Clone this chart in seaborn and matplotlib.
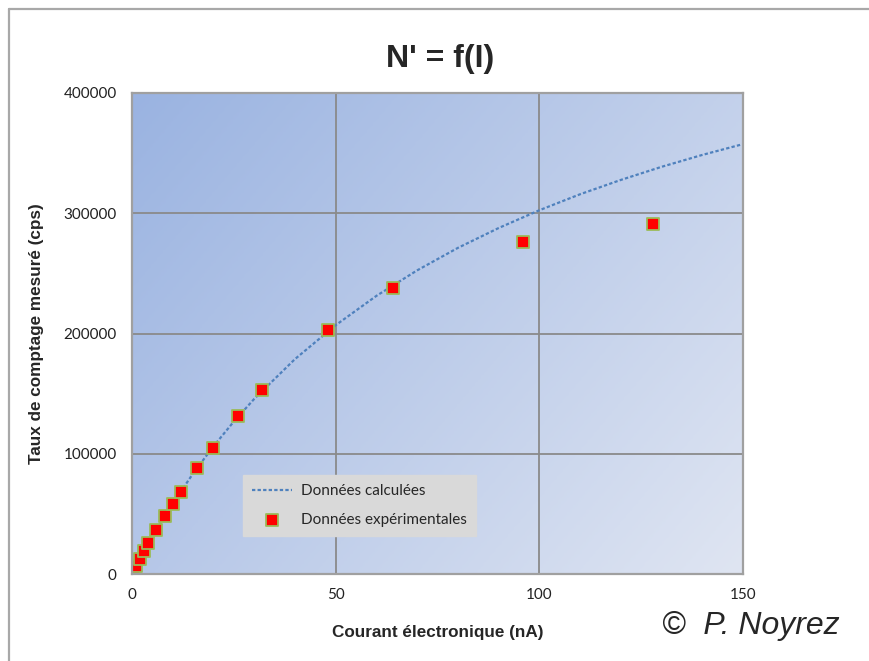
◆ ◆ ◆
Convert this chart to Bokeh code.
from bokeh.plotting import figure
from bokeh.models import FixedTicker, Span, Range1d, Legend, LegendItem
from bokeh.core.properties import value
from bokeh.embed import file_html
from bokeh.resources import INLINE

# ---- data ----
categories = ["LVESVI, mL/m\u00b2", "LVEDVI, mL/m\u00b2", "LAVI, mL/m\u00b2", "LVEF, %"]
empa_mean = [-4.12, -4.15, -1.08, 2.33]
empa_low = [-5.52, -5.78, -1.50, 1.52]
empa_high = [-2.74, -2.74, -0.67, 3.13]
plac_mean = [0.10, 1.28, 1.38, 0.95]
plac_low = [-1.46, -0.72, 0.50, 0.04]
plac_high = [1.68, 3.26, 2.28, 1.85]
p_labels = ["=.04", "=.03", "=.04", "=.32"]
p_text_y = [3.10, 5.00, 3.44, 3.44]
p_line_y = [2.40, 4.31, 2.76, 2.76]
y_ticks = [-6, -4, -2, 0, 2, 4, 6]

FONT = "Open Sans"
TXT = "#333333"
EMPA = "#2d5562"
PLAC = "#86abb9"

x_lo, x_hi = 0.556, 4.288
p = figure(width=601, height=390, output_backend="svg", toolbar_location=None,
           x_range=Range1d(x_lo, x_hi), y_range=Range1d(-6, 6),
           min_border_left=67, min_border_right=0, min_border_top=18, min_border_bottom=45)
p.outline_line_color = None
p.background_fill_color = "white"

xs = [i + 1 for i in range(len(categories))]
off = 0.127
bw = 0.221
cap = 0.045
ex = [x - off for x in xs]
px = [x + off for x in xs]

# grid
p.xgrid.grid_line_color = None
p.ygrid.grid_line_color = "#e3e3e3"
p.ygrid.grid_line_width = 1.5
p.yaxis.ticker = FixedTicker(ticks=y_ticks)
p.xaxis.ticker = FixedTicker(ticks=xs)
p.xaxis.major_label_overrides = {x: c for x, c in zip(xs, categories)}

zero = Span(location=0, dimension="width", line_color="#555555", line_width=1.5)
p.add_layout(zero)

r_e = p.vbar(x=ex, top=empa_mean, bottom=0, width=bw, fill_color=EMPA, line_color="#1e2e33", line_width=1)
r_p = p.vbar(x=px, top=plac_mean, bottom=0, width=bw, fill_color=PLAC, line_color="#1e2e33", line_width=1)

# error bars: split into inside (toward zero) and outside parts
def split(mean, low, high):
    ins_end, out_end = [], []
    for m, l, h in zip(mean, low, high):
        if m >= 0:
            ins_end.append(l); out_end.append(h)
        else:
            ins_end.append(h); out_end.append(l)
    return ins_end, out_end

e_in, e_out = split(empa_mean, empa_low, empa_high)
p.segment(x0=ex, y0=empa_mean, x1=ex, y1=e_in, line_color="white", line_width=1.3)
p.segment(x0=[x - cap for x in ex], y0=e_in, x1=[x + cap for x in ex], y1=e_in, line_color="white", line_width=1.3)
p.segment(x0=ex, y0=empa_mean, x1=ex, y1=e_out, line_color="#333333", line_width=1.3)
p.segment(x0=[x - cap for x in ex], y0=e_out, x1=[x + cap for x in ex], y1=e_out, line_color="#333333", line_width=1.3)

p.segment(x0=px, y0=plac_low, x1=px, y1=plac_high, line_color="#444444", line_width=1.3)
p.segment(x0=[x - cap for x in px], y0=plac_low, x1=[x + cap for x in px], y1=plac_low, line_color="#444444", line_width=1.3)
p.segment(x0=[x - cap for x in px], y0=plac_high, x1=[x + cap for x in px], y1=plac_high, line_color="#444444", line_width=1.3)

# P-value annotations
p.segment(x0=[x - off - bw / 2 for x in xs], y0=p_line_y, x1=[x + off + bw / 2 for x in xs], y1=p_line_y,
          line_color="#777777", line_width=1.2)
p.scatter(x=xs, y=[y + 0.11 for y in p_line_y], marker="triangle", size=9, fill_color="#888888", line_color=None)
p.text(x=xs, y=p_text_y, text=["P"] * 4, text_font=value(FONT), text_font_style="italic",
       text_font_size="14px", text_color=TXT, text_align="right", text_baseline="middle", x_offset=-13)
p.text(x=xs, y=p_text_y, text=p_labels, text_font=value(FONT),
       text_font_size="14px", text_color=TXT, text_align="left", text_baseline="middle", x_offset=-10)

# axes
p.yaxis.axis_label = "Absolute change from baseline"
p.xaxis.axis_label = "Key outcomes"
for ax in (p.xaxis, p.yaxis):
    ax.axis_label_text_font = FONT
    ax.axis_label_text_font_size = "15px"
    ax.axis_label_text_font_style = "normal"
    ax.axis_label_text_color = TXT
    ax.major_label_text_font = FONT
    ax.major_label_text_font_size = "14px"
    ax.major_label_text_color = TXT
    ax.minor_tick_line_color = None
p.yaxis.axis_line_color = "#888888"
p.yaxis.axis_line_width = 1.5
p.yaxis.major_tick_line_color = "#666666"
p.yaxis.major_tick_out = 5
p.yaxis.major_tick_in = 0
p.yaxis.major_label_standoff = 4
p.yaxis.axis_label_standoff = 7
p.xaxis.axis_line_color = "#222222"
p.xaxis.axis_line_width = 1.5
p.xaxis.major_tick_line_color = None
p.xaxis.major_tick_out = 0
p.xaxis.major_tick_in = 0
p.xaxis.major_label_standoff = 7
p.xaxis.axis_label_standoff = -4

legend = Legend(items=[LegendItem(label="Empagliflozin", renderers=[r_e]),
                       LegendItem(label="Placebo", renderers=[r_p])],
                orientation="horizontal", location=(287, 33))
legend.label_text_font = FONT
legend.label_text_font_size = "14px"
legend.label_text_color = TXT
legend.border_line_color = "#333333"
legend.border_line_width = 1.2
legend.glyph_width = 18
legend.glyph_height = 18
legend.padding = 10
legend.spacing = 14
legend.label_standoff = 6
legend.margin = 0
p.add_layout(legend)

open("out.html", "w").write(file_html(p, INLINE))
◆ ◆ ◆
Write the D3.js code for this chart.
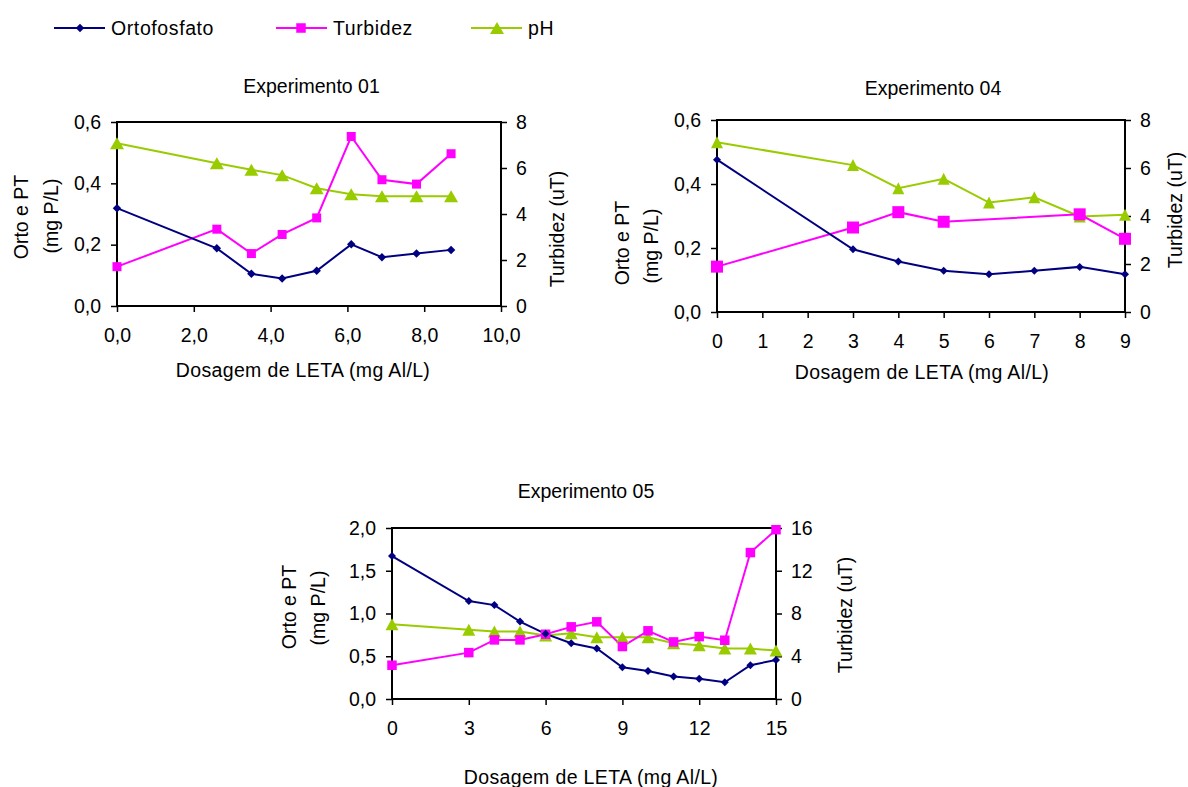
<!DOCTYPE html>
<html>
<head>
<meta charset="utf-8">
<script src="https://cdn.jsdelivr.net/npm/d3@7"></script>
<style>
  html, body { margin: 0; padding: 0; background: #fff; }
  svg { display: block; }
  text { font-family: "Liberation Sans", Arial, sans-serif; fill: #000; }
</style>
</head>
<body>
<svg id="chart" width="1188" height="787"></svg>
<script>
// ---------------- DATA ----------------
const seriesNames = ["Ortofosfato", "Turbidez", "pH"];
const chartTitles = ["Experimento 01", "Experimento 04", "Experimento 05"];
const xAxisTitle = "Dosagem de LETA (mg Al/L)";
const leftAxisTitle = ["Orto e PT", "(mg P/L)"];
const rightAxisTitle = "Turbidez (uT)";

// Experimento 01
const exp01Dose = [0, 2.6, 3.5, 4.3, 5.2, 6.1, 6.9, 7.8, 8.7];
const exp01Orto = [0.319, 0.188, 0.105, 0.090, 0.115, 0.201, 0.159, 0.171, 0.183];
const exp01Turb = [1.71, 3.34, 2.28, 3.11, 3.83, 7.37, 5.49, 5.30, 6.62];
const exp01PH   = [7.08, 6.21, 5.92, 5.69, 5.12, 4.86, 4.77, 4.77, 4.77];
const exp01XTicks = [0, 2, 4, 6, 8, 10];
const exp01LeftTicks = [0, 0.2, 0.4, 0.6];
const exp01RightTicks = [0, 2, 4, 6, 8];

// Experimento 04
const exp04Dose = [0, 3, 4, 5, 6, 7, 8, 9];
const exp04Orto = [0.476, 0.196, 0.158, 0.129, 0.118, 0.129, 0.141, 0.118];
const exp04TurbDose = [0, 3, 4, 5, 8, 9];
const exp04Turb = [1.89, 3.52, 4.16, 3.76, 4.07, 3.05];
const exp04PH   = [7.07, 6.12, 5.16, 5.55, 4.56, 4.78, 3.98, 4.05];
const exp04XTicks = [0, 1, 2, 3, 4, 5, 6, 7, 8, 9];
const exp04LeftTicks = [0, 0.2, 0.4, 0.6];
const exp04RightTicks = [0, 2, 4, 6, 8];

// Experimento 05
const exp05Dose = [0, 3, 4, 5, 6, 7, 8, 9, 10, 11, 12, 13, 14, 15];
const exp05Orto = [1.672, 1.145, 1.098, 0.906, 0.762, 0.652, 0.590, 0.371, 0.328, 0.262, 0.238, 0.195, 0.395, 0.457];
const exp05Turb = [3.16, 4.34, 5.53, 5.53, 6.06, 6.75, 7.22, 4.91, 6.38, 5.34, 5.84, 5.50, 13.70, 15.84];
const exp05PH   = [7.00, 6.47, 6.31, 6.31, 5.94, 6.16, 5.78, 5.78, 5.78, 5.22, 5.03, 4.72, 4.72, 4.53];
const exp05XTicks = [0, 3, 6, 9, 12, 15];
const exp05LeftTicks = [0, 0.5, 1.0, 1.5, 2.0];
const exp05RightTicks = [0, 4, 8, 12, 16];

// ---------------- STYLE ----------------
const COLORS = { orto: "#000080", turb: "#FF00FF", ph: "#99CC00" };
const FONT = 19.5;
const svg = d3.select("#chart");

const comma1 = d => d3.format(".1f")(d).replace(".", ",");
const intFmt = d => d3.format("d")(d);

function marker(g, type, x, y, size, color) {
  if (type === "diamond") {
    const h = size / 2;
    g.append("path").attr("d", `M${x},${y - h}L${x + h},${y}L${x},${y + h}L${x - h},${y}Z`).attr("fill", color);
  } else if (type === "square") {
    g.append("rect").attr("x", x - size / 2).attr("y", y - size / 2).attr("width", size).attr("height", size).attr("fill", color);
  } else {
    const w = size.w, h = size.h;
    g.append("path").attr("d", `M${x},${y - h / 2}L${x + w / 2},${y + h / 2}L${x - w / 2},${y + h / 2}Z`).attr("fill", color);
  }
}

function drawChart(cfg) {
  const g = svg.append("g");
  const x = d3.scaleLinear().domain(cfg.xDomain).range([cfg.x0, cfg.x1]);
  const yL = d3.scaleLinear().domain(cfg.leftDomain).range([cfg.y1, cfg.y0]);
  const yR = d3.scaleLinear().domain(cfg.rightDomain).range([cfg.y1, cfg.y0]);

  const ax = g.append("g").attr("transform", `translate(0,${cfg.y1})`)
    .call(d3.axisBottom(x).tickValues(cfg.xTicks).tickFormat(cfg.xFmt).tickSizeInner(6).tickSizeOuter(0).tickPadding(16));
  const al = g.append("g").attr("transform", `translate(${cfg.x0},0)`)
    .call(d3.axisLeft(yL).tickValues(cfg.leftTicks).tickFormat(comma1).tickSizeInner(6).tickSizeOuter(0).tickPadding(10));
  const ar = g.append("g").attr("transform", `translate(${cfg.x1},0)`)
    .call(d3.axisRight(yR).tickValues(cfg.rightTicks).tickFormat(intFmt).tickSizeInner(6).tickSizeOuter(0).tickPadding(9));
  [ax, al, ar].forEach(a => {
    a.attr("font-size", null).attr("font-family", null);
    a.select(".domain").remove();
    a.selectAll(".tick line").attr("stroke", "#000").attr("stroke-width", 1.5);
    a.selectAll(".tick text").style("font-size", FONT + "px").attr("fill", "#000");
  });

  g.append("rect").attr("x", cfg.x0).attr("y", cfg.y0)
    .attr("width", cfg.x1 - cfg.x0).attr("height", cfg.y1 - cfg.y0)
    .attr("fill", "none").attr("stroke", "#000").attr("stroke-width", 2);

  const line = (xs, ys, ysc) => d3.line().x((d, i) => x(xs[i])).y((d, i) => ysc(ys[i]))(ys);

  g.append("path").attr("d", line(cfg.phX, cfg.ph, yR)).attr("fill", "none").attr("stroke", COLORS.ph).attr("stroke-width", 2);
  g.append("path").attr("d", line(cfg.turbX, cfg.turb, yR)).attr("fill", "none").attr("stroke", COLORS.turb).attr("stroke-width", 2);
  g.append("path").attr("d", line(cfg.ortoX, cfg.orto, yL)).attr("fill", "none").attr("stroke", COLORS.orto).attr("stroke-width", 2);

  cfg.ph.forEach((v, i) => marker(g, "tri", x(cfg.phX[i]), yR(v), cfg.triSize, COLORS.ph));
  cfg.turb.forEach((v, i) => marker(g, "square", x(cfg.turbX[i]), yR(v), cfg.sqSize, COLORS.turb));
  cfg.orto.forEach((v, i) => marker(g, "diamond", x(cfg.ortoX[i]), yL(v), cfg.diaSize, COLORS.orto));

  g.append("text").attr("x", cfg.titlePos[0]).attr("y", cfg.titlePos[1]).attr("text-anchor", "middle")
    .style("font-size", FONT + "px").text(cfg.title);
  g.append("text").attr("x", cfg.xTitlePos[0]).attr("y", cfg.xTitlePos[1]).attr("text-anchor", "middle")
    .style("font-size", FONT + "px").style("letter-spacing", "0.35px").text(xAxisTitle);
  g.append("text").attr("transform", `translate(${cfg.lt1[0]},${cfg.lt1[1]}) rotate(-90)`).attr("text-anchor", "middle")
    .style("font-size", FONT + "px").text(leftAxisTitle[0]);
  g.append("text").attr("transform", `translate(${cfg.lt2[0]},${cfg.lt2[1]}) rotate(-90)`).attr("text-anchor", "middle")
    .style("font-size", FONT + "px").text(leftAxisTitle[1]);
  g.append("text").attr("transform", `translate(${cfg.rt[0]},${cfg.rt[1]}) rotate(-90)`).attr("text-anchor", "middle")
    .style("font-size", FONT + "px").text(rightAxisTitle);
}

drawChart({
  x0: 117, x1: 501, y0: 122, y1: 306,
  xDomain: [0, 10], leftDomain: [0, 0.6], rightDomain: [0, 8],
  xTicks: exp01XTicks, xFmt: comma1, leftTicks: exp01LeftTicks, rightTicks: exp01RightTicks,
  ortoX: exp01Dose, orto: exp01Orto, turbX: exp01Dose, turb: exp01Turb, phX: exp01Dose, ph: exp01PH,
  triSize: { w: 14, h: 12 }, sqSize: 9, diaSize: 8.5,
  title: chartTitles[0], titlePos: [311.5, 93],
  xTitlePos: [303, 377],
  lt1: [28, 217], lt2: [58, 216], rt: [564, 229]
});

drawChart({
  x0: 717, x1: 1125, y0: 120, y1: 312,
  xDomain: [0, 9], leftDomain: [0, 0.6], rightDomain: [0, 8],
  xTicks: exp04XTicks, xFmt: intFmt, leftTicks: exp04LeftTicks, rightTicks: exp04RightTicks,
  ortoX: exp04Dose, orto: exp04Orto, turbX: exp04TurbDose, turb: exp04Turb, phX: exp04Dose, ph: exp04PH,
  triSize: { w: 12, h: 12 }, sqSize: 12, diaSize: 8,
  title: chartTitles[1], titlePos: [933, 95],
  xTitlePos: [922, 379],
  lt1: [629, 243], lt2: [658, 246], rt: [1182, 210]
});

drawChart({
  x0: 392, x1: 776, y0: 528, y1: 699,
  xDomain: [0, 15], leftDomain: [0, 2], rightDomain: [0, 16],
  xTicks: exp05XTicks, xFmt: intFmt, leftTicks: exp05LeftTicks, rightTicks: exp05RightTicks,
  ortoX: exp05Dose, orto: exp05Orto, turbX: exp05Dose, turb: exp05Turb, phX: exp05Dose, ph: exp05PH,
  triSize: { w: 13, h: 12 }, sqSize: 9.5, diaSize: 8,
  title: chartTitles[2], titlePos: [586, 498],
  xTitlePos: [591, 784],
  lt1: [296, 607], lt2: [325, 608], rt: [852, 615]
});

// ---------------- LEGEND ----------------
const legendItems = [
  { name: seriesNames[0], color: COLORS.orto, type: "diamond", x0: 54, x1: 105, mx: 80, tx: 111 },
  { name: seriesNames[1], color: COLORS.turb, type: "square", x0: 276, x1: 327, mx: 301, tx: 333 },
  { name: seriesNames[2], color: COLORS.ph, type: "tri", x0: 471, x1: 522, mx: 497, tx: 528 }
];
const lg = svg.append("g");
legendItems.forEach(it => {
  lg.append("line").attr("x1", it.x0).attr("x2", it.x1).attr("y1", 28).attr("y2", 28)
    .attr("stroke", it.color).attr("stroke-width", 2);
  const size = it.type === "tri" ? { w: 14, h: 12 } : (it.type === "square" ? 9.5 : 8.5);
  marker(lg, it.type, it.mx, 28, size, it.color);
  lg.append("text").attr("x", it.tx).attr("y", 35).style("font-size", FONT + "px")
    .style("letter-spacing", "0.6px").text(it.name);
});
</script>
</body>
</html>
◆ ◆ ◆
_Work instructions:_ Pick out the lines that contain "code" and copy them.

_Output of the task:_
Convert this chart to Bokeh code.
Write the D3.js code for this chart.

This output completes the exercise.